*What is asked:* Copy each line below in which the word "React" occurs.

Entries with chart source code:
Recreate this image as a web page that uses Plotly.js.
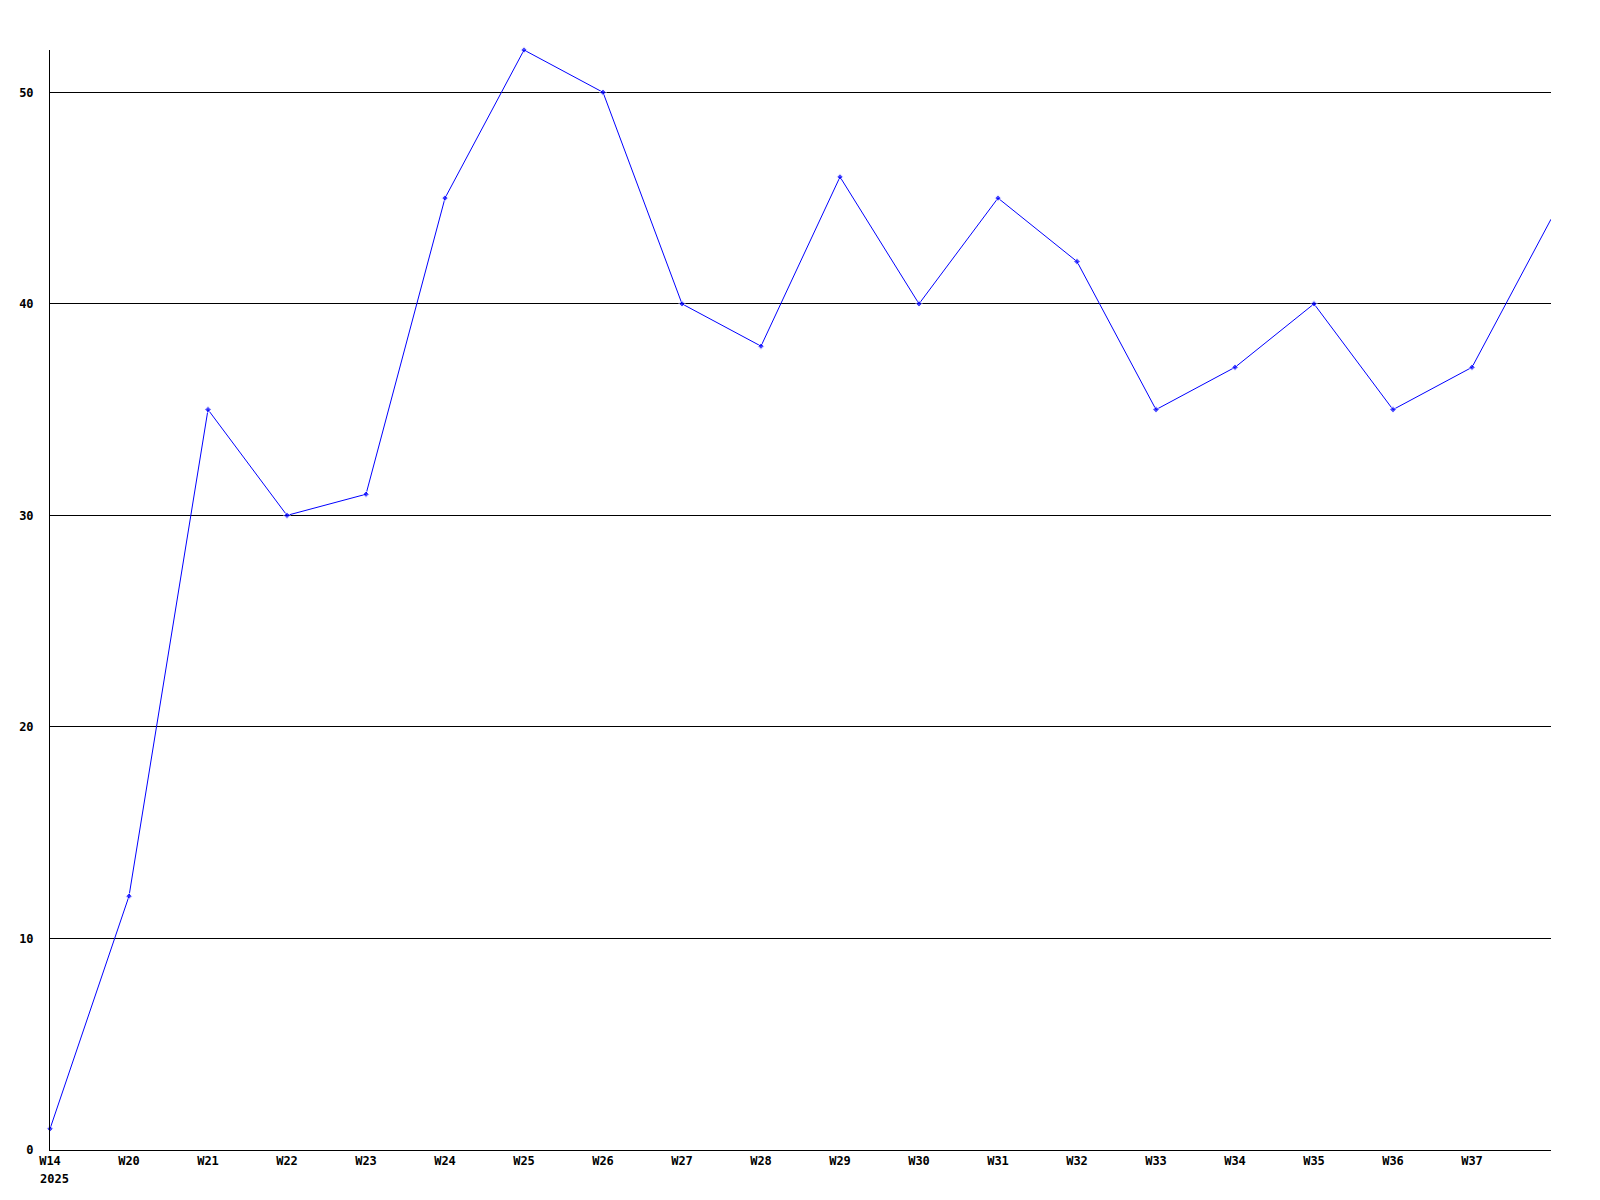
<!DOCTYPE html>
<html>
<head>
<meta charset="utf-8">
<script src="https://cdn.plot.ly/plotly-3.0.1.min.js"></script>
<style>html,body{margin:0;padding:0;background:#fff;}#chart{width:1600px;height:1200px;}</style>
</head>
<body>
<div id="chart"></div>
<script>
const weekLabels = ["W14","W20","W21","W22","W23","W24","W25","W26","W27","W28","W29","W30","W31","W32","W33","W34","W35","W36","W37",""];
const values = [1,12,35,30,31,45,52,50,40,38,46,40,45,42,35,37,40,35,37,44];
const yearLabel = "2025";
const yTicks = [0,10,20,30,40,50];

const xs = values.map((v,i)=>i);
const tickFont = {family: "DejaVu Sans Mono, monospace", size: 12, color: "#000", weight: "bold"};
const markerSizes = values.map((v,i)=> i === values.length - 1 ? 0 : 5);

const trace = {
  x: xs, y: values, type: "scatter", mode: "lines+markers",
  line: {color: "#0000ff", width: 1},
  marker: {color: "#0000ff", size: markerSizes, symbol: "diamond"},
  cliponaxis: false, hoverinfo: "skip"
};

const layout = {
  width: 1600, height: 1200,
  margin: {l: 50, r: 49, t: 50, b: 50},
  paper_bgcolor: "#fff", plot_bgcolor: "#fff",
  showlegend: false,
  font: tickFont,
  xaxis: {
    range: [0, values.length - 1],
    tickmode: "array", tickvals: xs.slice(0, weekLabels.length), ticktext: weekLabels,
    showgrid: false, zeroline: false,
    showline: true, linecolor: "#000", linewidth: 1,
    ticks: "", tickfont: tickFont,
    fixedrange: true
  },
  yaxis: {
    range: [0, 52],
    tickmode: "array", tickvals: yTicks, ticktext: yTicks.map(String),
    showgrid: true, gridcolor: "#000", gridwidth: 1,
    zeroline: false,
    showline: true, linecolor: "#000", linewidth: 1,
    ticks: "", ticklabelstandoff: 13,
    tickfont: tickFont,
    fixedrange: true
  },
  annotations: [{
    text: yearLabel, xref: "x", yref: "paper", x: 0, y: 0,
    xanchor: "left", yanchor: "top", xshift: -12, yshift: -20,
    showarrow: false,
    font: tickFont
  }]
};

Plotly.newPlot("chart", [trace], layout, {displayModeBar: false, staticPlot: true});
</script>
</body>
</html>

---

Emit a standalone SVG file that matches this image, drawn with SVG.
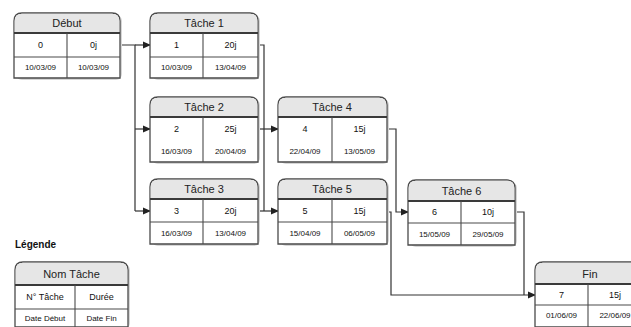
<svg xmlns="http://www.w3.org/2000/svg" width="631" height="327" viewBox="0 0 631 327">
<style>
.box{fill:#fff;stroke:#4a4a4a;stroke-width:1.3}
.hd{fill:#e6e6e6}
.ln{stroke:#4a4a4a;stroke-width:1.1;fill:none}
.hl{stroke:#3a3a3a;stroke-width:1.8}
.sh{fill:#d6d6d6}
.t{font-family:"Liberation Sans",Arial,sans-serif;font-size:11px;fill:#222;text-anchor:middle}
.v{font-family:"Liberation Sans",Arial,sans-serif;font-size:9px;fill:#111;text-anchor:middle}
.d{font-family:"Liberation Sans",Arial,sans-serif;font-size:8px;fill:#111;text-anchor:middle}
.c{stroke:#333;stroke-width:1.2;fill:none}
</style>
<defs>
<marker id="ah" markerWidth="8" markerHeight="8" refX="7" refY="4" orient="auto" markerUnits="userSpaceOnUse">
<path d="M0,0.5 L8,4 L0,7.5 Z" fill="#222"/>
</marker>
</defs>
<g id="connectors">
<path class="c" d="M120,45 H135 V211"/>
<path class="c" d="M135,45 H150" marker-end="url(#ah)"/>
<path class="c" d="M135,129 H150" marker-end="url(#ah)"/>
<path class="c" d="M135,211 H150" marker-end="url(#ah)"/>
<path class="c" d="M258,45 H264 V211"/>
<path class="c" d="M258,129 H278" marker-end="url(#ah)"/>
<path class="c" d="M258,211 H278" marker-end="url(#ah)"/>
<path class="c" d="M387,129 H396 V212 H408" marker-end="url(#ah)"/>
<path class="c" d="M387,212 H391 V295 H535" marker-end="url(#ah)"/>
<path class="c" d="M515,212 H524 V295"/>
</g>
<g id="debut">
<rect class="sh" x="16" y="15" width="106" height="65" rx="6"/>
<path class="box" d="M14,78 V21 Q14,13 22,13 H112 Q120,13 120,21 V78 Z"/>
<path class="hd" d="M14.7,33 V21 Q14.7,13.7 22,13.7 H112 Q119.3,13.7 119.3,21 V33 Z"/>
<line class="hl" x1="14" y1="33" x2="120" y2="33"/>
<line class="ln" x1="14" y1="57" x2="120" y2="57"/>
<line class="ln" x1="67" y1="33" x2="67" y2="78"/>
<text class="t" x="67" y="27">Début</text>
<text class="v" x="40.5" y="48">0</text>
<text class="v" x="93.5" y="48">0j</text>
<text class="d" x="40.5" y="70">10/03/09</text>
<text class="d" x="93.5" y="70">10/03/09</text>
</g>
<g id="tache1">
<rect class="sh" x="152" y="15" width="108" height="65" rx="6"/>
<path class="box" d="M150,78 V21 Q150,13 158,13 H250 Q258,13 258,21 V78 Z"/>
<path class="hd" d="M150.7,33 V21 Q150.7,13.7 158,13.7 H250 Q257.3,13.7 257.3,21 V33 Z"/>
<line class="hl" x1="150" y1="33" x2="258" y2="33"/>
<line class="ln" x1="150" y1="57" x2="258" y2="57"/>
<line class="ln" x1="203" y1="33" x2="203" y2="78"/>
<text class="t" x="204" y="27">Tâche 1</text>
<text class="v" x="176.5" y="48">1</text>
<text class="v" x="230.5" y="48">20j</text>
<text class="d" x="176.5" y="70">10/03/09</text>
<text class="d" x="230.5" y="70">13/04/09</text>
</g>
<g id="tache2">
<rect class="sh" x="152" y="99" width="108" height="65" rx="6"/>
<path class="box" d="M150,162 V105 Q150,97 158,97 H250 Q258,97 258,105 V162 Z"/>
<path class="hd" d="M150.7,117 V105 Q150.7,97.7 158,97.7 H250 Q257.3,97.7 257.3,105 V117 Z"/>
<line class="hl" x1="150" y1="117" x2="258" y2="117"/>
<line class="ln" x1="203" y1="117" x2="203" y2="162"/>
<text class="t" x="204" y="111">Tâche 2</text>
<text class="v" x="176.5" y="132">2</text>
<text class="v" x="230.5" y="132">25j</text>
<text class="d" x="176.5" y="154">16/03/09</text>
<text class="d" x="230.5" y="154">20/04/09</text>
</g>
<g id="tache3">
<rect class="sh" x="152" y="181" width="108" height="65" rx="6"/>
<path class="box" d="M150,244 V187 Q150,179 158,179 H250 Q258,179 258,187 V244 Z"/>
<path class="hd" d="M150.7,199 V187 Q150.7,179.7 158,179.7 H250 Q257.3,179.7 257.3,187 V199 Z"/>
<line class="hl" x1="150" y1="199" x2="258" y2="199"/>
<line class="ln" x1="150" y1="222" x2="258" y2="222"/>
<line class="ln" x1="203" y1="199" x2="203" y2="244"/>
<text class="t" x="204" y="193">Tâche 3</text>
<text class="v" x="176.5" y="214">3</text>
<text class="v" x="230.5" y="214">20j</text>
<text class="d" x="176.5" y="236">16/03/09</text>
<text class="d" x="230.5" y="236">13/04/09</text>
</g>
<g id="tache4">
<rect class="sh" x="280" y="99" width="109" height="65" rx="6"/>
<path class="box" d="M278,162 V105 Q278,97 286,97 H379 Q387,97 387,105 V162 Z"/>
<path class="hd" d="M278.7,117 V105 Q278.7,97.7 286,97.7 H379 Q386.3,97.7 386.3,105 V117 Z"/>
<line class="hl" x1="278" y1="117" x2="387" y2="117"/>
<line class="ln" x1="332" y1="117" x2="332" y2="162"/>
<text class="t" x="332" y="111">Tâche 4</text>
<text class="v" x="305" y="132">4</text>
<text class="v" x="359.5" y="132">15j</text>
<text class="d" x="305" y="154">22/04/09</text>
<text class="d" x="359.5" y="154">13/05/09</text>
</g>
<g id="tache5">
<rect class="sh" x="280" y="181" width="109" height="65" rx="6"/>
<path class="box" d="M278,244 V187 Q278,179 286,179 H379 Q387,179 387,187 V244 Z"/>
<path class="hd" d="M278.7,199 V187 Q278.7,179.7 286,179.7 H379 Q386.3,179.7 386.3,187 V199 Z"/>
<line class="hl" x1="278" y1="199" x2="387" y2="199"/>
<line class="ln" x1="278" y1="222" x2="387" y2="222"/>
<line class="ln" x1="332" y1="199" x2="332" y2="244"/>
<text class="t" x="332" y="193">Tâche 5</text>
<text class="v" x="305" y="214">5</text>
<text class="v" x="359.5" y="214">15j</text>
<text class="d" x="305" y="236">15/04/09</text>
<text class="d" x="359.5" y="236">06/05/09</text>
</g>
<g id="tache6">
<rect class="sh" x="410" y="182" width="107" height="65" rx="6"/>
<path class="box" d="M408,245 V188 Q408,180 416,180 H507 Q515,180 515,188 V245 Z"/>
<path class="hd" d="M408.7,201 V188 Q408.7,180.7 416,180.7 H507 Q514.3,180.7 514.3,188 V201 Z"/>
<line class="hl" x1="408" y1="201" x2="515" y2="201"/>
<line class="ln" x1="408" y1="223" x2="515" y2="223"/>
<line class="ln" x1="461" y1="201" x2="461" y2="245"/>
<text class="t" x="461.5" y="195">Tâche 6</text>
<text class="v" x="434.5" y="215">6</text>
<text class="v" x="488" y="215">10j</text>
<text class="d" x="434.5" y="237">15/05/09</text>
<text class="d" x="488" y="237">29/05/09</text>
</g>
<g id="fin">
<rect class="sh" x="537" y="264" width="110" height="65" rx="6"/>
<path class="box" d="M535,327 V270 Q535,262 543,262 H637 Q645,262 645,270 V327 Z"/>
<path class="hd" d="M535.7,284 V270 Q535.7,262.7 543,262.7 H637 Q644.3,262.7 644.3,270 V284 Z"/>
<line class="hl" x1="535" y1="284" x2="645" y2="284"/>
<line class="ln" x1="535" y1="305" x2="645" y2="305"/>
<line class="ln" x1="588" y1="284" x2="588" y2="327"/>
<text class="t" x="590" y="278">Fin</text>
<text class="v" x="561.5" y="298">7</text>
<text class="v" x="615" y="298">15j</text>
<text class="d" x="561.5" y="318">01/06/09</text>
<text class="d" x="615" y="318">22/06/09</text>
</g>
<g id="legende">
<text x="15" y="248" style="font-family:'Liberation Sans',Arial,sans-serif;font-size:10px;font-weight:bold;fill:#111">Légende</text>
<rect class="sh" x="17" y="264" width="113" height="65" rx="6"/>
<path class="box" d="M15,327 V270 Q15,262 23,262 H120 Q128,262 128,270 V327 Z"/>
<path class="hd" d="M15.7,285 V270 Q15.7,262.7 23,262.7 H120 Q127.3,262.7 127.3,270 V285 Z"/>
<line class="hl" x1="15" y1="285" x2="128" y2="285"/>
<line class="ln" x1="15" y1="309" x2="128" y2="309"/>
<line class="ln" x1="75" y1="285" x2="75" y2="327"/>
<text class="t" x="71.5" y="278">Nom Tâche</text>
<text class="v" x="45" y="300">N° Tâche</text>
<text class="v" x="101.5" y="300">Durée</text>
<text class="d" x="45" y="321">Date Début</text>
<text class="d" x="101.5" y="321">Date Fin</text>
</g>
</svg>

...

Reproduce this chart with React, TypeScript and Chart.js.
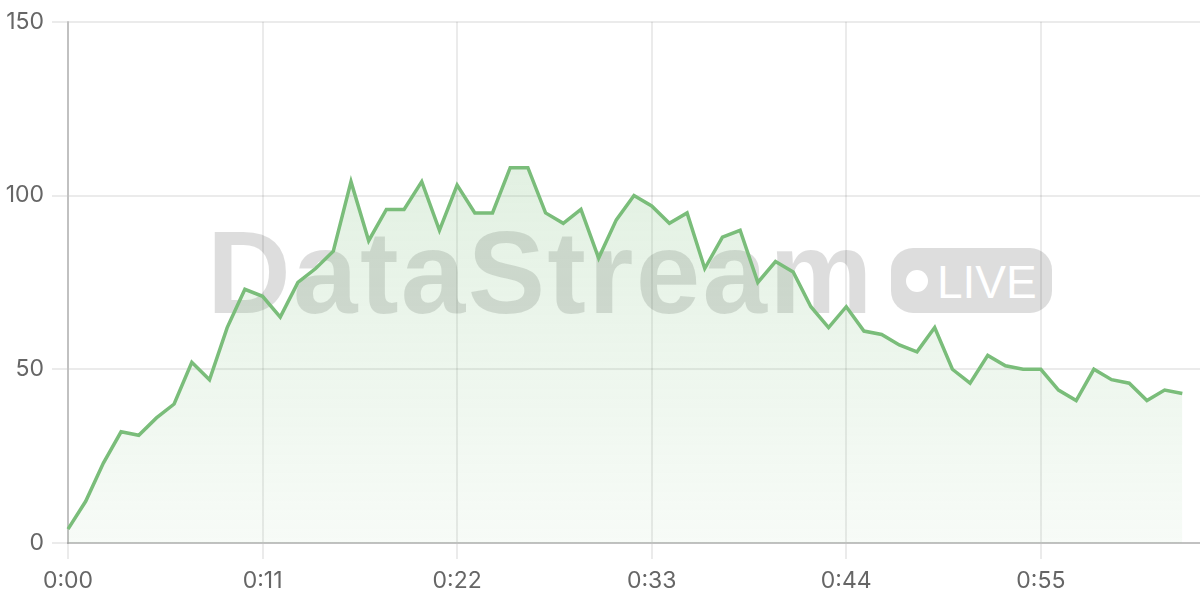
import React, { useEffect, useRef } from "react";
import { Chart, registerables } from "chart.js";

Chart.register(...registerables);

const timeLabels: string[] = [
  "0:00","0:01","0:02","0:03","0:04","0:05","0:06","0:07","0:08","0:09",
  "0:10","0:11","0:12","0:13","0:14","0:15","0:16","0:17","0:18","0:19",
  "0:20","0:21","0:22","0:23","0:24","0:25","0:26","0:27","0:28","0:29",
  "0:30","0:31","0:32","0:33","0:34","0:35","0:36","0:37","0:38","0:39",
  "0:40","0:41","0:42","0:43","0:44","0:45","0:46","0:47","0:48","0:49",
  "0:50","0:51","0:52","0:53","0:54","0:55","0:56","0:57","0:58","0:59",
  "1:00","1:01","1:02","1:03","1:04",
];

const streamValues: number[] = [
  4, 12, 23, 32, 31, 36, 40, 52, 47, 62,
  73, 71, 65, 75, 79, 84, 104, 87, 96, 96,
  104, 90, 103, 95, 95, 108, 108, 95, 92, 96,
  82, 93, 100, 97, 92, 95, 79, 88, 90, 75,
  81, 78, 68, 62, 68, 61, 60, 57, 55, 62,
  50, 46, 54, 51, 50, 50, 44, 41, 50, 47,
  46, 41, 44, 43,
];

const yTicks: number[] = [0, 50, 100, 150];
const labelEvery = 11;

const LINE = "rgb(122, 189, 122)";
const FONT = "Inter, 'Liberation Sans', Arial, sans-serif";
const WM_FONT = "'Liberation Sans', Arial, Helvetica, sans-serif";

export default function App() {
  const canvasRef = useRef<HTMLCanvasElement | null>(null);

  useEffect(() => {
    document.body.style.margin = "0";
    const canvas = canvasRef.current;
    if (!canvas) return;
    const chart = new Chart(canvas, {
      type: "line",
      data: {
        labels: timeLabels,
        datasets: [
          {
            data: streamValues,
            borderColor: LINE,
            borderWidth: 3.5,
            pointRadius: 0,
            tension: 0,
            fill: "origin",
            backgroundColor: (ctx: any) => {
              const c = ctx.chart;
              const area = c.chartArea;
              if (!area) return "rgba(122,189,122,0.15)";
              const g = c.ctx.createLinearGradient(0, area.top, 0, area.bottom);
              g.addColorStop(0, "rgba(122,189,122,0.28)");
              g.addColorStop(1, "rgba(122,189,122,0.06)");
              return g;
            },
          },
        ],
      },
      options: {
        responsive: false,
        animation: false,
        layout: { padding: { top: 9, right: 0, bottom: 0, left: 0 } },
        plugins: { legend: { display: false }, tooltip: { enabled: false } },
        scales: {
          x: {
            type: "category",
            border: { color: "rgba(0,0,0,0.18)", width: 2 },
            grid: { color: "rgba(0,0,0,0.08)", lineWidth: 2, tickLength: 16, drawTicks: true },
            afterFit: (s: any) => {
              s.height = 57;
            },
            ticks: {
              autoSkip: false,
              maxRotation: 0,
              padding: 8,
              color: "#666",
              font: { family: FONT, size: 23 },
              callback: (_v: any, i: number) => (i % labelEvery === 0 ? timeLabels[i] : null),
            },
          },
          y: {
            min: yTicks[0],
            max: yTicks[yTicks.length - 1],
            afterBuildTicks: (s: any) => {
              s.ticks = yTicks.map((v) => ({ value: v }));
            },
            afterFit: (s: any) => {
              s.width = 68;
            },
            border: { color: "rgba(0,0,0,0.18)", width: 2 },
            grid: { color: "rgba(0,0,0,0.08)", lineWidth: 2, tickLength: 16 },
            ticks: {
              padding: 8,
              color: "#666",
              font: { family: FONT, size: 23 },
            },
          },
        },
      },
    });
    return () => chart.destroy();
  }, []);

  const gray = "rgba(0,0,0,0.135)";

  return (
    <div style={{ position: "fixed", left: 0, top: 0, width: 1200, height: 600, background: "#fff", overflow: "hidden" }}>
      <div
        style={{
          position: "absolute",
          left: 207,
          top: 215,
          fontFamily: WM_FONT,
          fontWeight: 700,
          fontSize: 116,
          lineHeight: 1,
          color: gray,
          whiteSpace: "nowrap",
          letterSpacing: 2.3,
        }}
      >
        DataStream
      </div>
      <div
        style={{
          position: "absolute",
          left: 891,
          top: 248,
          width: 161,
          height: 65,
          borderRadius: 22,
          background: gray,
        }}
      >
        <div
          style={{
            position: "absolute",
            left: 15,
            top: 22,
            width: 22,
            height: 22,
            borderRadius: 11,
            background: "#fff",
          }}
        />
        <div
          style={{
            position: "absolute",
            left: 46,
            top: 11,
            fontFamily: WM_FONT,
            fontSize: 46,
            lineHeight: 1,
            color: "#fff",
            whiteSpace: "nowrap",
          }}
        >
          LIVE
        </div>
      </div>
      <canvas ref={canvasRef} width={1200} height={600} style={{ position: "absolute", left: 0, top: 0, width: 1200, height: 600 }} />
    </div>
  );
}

*Reply to the task:*
Reproduce this chart with React, TypeScript and Chart.js.
import React, { useEffect, useRef } from "react";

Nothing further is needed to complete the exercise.